_Supplied data:_
========================================

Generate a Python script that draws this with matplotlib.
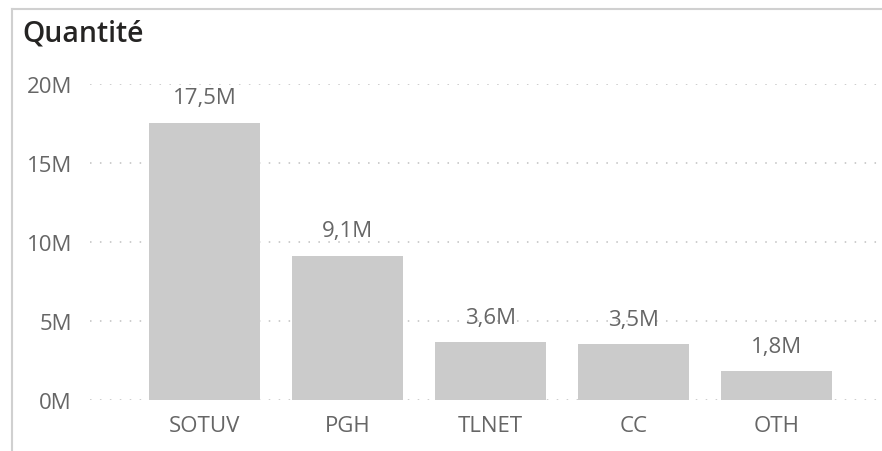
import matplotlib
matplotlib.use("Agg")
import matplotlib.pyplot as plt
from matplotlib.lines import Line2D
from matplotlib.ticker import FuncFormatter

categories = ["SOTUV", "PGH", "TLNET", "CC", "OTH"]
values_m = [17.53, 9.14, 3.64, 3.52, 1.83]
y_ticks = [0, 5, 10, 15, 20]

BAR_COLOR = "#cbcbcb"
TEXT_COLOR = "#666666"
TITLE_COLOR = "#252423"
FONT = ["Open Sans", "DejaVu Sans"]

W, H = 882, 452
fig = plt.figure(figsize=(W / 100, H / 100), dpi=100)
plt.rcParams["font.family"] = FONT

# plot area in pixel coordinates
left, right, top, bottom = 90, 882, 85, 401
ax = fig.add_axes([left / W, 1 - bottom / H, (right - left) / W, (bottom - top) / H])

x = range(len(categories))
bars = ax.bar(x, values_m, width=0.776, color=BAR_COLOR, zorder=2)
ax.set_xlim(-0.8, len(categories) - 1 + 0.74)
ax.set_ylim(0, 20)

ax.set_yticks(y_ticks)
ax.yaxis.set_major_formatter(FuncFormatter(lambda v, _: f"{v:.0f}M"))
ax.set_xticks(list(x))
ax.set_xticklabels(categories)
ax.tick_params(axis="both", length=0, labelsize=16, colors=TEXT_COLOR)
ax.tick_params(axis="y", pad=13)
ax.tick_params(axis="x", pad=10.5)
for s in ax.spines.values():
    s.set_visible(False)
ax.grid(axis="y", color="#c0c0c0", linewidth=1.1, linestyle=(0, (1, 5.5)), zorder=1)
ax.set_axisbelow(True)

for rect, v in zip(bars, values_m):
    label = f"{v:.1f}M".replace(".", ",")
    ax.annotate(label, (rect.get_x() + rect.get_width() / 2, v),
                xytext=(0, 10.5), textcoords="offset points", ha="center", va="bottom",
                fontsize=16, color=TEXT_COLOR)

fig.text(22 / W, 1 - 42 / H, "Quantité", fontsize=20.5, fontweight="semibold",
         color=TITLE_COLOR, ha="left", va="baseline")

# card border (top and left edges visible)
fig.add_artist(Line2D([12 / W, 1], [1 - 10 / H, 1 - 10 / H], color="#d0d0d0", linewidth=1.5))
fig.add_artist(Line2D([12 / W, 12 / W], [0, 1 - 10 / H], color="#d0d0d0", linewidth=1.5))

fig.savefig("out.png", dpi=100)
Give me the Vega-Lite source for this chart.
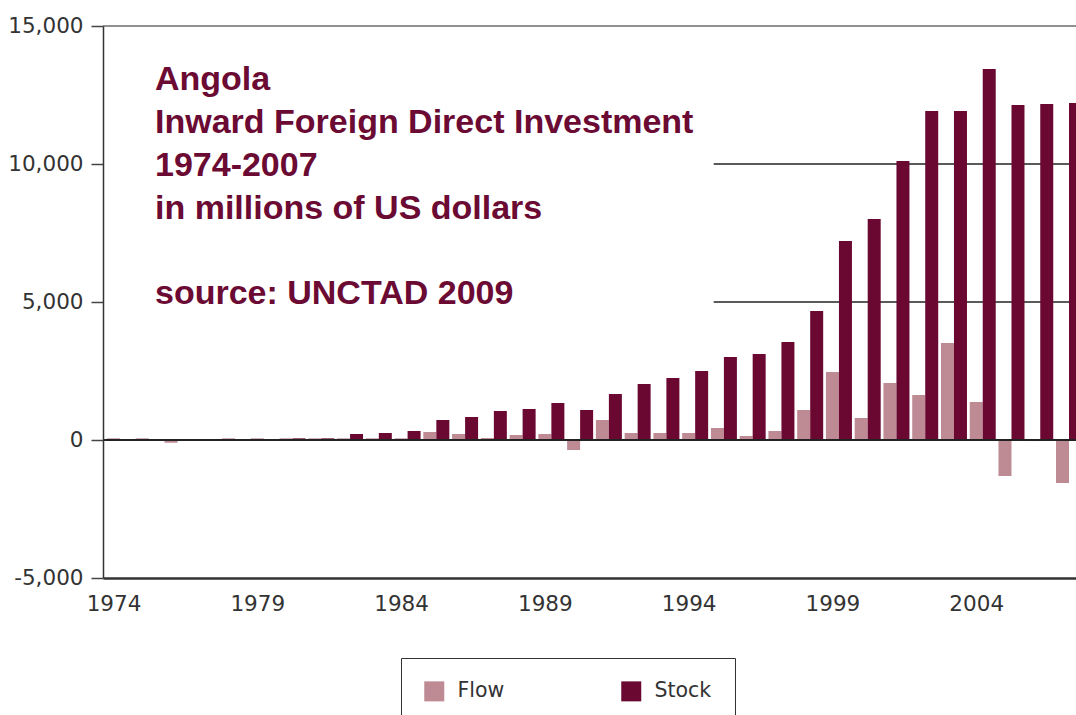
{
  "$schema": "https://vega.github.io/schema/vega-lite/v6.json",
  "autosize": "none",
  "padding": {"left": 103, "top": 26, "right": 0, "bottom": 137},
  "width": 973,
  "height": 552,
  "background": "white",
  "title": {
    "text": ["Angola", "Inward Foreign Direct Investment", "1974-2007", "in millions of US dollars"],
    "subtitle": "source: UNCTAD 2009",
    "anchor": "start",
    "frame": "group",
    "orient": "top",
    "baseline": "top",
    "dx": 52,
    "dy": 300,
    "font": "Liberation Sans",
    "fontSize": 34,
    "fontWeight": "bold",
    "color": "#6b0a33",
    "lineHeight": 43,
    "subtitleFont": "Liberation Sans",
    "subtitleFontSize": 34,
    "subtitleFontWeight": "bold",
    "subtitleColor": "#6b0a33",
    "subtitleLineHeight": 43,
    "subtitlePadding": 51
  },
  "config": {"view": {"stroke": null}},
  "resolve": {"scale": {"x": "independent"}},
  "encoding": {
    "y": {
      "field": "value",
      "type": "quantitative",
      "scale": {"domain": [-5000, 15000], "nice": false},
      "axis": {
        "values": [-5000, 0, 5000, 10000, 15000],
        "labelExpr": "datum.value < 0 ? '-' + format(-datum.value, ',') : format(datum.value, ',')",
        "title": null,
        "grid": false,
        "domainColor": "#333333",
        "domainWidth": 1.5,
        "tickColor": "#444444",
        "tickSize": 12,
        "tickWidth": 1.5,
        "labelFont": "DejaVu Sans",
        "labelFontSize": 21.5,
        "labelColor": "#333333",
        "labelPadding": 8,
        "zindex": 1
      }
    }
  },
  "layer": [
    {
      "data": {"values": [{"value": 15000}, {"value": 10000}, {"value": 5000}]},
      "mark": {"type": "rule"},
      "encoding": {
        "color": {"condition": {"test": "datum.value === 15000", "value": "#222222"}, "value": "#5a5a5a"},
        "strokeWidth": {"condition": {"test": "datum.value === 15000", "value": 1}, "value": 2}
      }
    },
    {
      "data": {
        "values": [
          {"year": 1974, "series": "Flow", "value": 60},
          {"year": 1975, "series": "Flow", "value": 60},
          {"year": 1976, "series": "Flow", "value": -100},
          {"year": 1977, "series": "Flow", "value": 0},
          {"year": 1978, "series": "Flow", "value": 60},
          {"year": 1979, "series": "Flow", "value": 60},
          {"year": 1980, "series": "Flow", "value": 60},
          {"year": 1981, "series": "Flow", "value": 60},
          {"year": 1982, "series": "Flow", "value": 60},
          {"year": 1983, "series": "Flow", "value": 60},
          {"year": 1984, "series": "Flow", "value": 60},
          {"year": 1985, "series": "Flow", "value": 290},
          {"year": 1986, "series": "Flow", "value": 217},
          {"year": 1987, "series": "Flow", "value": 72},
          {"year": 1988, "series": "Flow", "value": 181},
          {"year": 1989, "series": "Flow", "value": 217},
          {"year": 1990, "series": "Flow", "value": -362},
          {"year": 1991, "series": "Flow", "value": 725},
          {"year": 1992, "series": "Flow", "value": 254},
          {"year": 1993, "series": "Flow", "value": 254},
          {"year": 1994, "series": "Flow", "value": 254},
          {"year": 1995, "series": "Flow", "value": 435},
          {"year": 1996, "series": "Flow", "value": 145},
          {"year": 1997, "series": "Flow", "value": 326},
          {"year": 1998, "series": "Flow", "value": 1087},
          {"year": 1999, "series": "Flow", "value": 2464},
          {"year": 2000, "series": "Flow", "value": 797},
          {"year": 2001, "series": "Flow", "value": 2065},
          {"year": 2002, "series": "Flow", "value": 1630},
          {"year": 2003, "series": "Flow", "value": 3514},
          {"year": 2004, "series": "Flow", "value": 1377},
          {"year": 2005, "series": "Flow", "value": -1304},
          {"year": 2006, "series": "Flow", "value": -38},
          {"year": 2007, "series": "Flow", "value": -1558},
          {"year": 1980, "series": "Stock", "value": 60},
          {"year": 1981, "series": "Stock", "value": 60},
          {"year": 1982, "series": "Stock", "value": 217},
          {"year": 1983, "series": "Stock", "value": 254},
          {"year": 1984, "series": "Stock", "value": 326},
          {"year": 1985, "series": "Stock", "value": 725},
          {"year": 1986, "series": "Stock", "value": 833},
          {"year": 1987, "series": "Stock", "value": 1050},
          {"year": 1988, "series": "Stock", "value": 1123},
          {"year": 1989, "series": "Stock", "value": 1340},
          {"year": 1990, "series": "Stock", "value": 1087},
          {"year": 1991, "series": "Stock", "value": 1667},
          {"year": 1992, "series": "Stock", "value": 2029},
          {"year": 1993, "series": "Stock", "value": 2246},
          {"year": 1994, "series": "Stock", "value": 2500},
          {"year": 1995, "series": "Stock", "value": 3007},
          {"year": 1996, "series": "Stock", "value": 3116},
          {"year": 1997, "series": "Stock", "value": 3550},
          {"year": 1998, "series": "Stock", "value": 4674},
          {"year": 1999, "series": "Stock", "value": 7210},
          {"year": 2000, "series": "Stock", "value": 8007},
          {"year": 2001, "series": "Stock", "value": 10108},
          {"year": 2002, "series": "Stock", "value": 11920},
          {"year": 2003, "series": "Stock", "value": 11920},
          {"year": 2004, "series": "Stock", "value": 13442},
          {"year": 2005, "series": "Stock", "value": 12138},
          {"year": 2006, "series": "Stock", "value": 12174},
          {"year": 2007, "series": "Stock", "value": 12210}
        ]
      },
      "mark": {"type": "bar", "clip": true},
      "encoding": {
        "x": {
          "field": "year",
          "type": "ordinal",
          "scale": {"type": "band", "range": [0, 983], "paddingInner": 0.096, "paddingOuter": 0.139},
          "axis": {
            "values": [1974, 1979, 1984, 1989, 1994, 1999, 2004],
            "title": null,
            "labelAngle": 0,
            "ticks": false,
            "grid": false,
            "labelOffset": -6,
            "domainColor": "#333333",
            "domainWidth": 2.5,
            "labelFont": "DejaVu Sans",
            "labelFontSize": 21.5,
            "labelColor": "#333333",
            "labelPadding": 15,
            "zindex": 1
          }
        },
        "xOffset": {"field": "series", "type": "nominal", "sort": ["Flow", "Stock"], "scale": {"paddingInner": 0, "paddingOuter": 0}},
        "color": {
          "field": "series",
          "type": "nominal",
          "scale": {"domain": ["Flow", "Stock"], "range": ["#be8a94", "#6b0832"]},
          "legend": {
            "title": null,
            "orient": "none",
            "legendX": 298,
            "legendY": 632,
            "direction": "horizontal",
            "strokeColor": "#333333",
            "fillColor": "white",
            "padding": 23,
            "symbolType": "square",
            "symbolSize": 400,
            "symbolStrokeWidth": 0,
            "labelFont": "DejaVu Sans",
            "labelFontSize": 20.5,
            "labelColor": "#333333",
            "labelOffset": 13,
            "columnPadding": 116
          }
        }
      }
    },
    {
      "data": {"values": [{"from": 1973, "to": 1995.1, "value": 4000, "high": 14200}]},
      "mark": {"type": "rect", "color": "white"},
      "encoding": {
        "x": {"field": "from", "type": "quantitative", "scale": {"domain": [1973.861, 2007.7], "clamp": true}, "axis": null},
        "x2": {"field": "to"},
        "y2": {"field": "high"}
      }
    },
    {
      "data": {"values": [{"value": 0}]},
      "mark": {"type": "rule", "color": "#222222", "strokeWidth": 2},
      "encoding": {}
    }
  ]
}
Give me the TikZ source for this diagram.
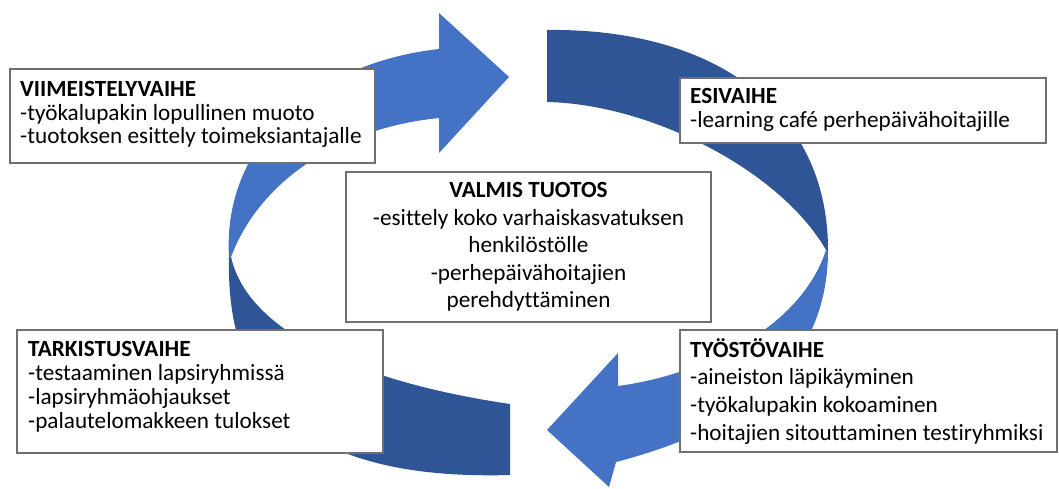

========================================

_Task description:_ Repeat exactly the lines from the first line of the records above through the line containing "ax.set_ylim(0, 20)", leaving out the pictures.

_Task result:_
Generate a Python script that draws this with matplotlib.
import matplotlib
matplotlib.use("Agg")
import matplotlib.pyplot as plt
from matplotlib.lines import Line2D
from matplotlib.ticker import FuncFormatter

categories = ["SOTUV", "PGH", "TLNET", "CC", "OTH"]
values_m = [17.53, 9.14, 3.64, 3.52, 1.83]
y_ticks = [0, 5, 10, 15, 20]

BAR_COLOR = "#cbcbcb"
TEXT_COLOR = "#666666"
TITLE_COLOR = "#252423"
FONT = ["Open Sans", "DejaVu Sans"]

W, H = 882, 452
fig = plt.figure(figsize=(W / 100, H / 100), dpi=100)
plt.rcParams["font.family"] = FONT

# plot area in pixel coordinates
left, right, top, bottom = 90, 882, 85, 401
ax = fig.add_axes([left / W, 1 - bottom / H, (right - left) / W, (bottom - top) / H])

x = range(len(categories))
bars = ax.bar(x, values_m, width=0.776, color=BAR_COLOR, zorder=2)
ax.set_xlim(-0.8, len(categories) - 1 + 0.74)
ax.set_ylim(0, 20)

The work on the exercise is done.